Friday, November 7, 2014
25 Years Ago This Week...The Wall
I've been wondering what to write about this week. I'm always torn with the changing of the seasons, and different holidays to discuss. It's been one of those weeks where I'm stuck in bed with my laptop, because I'm sick as a dog, and I struggle with topics. And then it came to me. 25 years ago, November 9th, the mighty Berlin Wall came down. Do you remember where you were when you heard the news? I was in my living room watching it on CNN. I sat up all night long and watched in amazement, as the German people were reunited with friends and family. There are very few events in a lifetime that will stick in your mind til the day you die. I have this one tucked away in my brain as one of the few events that I will always remember. It's one of the very few good events that I will remember. Berlin has touched my life more than once. Berlin is one of those places that connects very deeply with my soul.
When I was young, I thought about joining the military. I went so far as to go for the physical, but then something changed my mind. I was pulled aside by some intelligence officers and they told me that they wanted me to do a six year tour with the intelligence office, and do code breaking on the Berlin Wall. I was scared to death of being so close to a place where my friends families had been held hostage in East Germany. I was scared of all the stories that I'd heard both good and bad. I was scared of Soviets, as we all were back then. I took a pass on the military as a whole. I felt I'd dodged a bullet, but a few years later, I began to wonder. My time would have barely been over, when November 9, 1989 rolled around. I've always wondered if maybe I would have been there on the day that the people began to cross, freely between East and West. Maybe that bullet I dodged was one that I should have taken to heart.
I sat all night and watched the locals break through the wall that separated them from their friends and families. It was one of the most emotional things I ever saw on television. It was the end of an era. It was the end of fear for them. It was a moment of triumph for my friends whose families had escaped from the Soviets and made their home here in America. It was one of the most emotional moments of my life. Was it an accident? Was it a mistake on the part of the East German Bureaucracy? I don't know, and there are still, to this day, about a hundred theories. I don't care what it was. I don't care why it happened. I care that it happened. It was a good day.

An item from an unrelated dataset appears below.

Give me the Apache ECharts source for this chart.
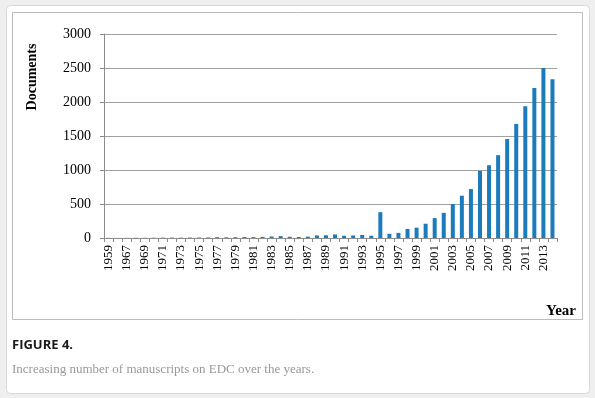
<!DOCTYPE html>
<html><head><meta charset="utf-8">
<script src="https://cdn.jsdelivr.net/npm/echarts@6/dist/echarts.min.js"></script>
<style>html,body{margin:0;padding:0;background:#efefef;}#c{width:595px;height:398px;}</style>
</head><body><div id="c"></div>
<script>
const years = ['1959','1966','1967','1968','1969','1970','1971','1972','1973','1974','1975','1976','1977','1978','1979','1980','1981','1982','1983','1984','1985','1986','1987','1988','1989','1990','1991','1992','1993','1994','1995','1996','1997','1998','1999','2000','2001','2002','2003','2004','2005','2006','2007','2008','2009','2010','2011','2012','2013','2014'];
const documents = [2,1,2,3,3,4,5,6,5,6,7,8,12,10,12,14,12,16,22,28,18,15,20,38,40,52,33,38,45,33,380,62,75,133,152,210,293,370,500,622,720,987,1070,1218,1455,1678,1938,2205,2500,2333];
const yTicks = [0,500,1000,1500,2000,2500,3000];

const serif = '"Liberation Serif","Times New Roman",serif';
const chart = echarts.init(document.getElementById('c'), null, {renderer:'canvas'});
chart.setOption({
  backgroundColor: '#efefef',
  animation: false,
  grid: {left:104, top:34, right:38, bottom:160, containLabel:false},
  graphic: [
    {type:'rect', z:-10, shape:{x:6.5,y:5.5,width:583,height:388,r:4}, style:{fill:'#fff', stroke:'#d8d8d8', lineWidth:1}},
    {type:'rect', z:-9, shape:{x:12.5,y:12.5,width:570,height:307}, style:{fill:'#fff', stroke:'#bcbcbc', lineWidth:1}},
    {type:'text', x:32, y:77, rotation:Math.PI/2, style:{text:'Documents', font:'bold 14px '+serif, fill:'#000', align:'center', verticalAlign:'middle'}},
    {type:'text', x:576, y:311, style:{text:'Year', font:'bold 15px '+serif, fill:'#000', align:'right', verticalAlign:'middle'}},
    {type:'text', x:12, y:345, style:{text:'FIGURE 4.', font:'bold 13px "Open Sans",sans-serif', fill:'#1a1a1a', align:'left', verticalAlign:'middle'}},
    {type:'text', x:12, y:370, style:{text:'Increasing number of manuscripts on EDC over the years.', font:'13px '+serif, fill:'#999', align:'left', verticalAlign:'middle'}}
  ],
  xAxis: {
    type:'category', data: years,
    axisLine:{lineStyle:{color:'#8c8c8c', width:1}},
    axisTick:{show:true, interval:0, length:4, lineStyle:{color:'#8c8c8c'}},
    axisLabel:{interval:1, rotate:90, color:'#000', fontFamily:serif, fontSize:13, margin:7}
  },
  yAxis: {
    type:'value', min:yTicks[0], max:yTicks[yTicks.length-1], interval:500,
    axisLine:{show:true, lineStyle:{color:'#8c8c8c'}},
    axisTick:{show:true, length:4, lineStyle:{color:'#8c8c8c'}},
    axisLabel:{color:'#000', fontFamily:serif, fontSize:14, margin:13, formatter: v => String(v)},
    splitLine:{show:true, lineStyle:{color:'#a0a0a0', width:1}}
  },
  series: [{
    type:'bar', data: documents, barWidth:4,
    itemStyle:{color:'#1b7bbd'}
  }]
});
</script></body></html>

Berlin is still a work in progress, but it is a great city. There are many sections of the wall to see. There is a Checkpoint Charlie Museum. There are all kinds of museums, monuments, memorials, and other places that are devoted to educating the general public about the history of Germany and Berlin. You can still spot differences between east and west Berlin. It's a constant reminder of the city's dark past. The people of Berlin love their city. You will find people everywhere that will share their personal stories with you of the dark years of the wall. It's something you will never forget. There are ditches where the wall used to be. The German people will never forget it. They've made a point not to. Just like the bombed out church that reminds them of World War II. Just like the tower of machine guns that reminds them of Hitler. Just like the Brandenburg Gate which reminds them of Napoleon. There is so much history in Berlin that you can't soak it all up in one visit. This is a city that you should visit more than once. It's layered with history. It's modern and the people are amazingly open and friendly.

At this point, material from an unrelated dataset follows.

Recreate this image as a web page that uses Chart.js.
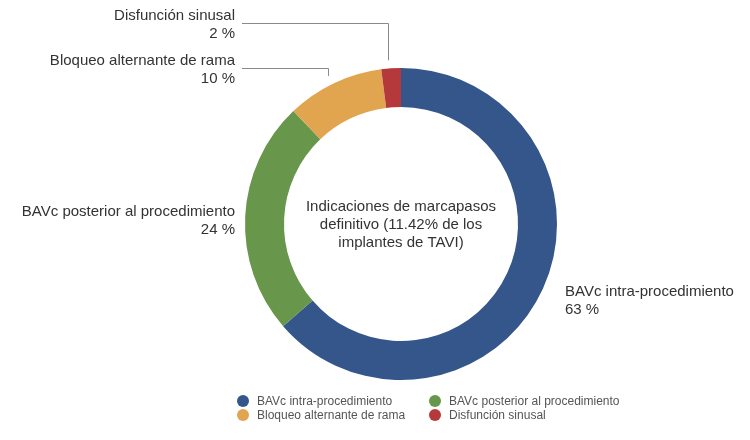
<!DOCTYPE html>
<html>
<head>
<meta charset="utf-8">
<script src="https://cdn.jsdelivr.net/npm/chart.js@4.4.0/dist/chart.umd.min.js"></script>
<style>
  html, body { margin: 0; padding: 0; background: #ffffff; }
  #wrap { width: 750px; height: 440px; position: relative; }
</style>
</head>
<body>
<div id="wrap"><canvas id="c" width="750" height="440"></canvas></div>
<script>
const categories = ["BAVc intra-procedimiento", "BAVc posterior al procedimiento", "Bloqueo alternante de rama", "Disfunción sinusal"];
const values = [63, 24, 10, 2];
const valueLabels = ["63 %", "24 %", "10 %", "2 %"];
const colors = ["#34568a", "#68974c", "#e1a44f", "#b5383a"];
const centerLines = ["Indicaciones de marcapasos", "definitivo (11.42% de los", "implantes de TAVI)"];

const FONT = "'Liberation Sans', Arial, Helvetica, sans-serif";

// placement of the outer labels (text anchor + alignment)
const labelPlace = [
  { x: 565, y: 292, align: "left", leader: false },
  { x: 235, y: 212, align: "right", leader: false },
  { x: 235, y: 61, align: "right", leader: true },
  { x: 235, y: 16, align: "right", leader: true }
];

const annotatePlugin = {
  id: "annotate",
  afterDraw(chart) {
    const ctx = chart.ctx;
    const meta = chart.getDatasetMeta(0);
    ctx.save();
    // center text
    const a0 = meta.data[0];
    ctx.fillStyle = "#333333";
    ctx.font = "15px " + FONT;
    ctx.textAlign = "center";
    ctx.textBaseline = "middle";
    centerLines.forEach((t, i) => {
      ctx.fillText(t, a0.x, a0.y - 17 + i * 18);
    });
    // outer labels
    meta.data.forEach((arc, i) => {
      const p = labelPlace[i];
      ctx.fillStyle = "#333333";
      ctx.font = "15px " + FONT;
      ctx.textAlign = p.align;
      ctx.textBaseline = "middle";
      ctx.fillText(categories[i], p.x, p.y);
      ctx.fillText(valueLabels[i], p.x, p.y + 17.5);
      if (p.leader) {
        const mid = (arc.startAngle + arc.endAngle) / 2;
        const r = arc.outerRadius + 8;
        const ex = arc.x + Math.cos(mid) * r - 3;
        const ey = arc.y + Math.sin(mid) * r;
        const ly = p.y + 7;
        ctx.strokeStyle = "#8a8a8a";
        ctx.lineWidth = 1;
        ctx.beginPath();
        ctx.moveTo(Math.round(ex) + 0.5, ey);
        ctx.lineTo(Math.round(ex) + 0.5, Math.round(ly) + 0.5);
        ctx.lineTo(p.x + 7, Math.round(ly) + 0.5);
        ctx.stroke();
      }
    });
    // legend
    const legX = [243, 435];
    const legY = [401, 415];
    ctx.font = "12px " + FONT;
    ctx.textAlign = "left";
    ctx.textBaseline = "middle";
    categories.forEach((t, i) => {
      const cx = legX[i % 2];
      const cy = legY[Math.floor(i / 2)];
      ctx.fillStyle = colors[i];
      ctx.beginPath();
      ctx.arc(cx, cy, 6, 0, Math.PI * 2);
      ctx.fill();
      ctx.fillStyle = "#555555";
      ctx.fillText(t, cx + 14, cy + 0.5);
    });
    ctx.restore();
  }
};

new Chart(document.getElementById("c"), {
  type: "doughnut",
  data: {
    labels: categories,
    datasets: [{
      data: values,
      backgroundColor: colors,
      borderWidth: 0,
      hoverOffset: 0
    }]
  },
  options: {
    responsive: false,
    animation: false,
    cutout: "75%",
    layout: { padding: { left: 90, right: 38, top: 68, bottom: 60 } },
    plugins: {
      legend: { display: false },
      tooltip: { enabled: false }
    }
  },
  plugins: [annotatePlugin]
});
</script>
</body>
</html>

Two years after the wall fell, I got my big chance. I was invited to go with a group of students to several places in Eastern and Western Europe. One of those places was Berlin. When we went there, they were still tearing down the wall. A bunch of us visited the Brandenburg Gate where the demolition crews were still tearing down the wall. The workers were outgoing, and they all told us their stories about reuniting with their families and how honored they were to be the ones hired to demolish most of the wall. They felt honored and that they had been a part of history. It was moving to hear the stories of men who had in the last two years finally been able to see their grandmothers, grandfathers, cousins, and so many more. It was heartwarming. The workers allowed each of us to take a sledge hammer and knock off our own pieces of the wall. I keep them to this day. Those pieces of that wall are the most important souvenirs I've ever gotten anywhere. I cherish them along with the stories that I was told by real people who lived with that wall.
So much has changed. The once Soviet signs of strength and solidarity are now historic monuments to times gone by. Berlin moves forward. They are going in the right direction. 25 years have passed, and the world has changed. The city of Berlin has changed. There are many who are too young to remember the wall in all it's Soviet Glory. Us old folks will never forget. We will walk the pieces of the wall that are left and remember a time of great celebration. We will visit the Checkpoint Charlie Museum and remember a time of fear and loathing. We will walk down the Kurfurstendam and remember that it was not that long ago that it stopped at the wall. We will visit the dozen or more sites around the globe where pieces of the wall are proudly exhibited so that no one around the world will forget.
25 years ago the wall was breached and a country was reunited. A couple of years later, I got my chance to see the remains and sit on top of that wall. I've seen a lot in my lifetime. One of the greatest places that I ever saw was Berlin. It's a town that never sleeps. It's a town of beautiful parks, amazing museums, open air history, fabulous architecture, great food, gorgeous art, and people that you will never forget. Come to Berlin to celebrate 25 years since that wall came down. Come to celebrate. Come to learn. Come to see what this amazing city has become.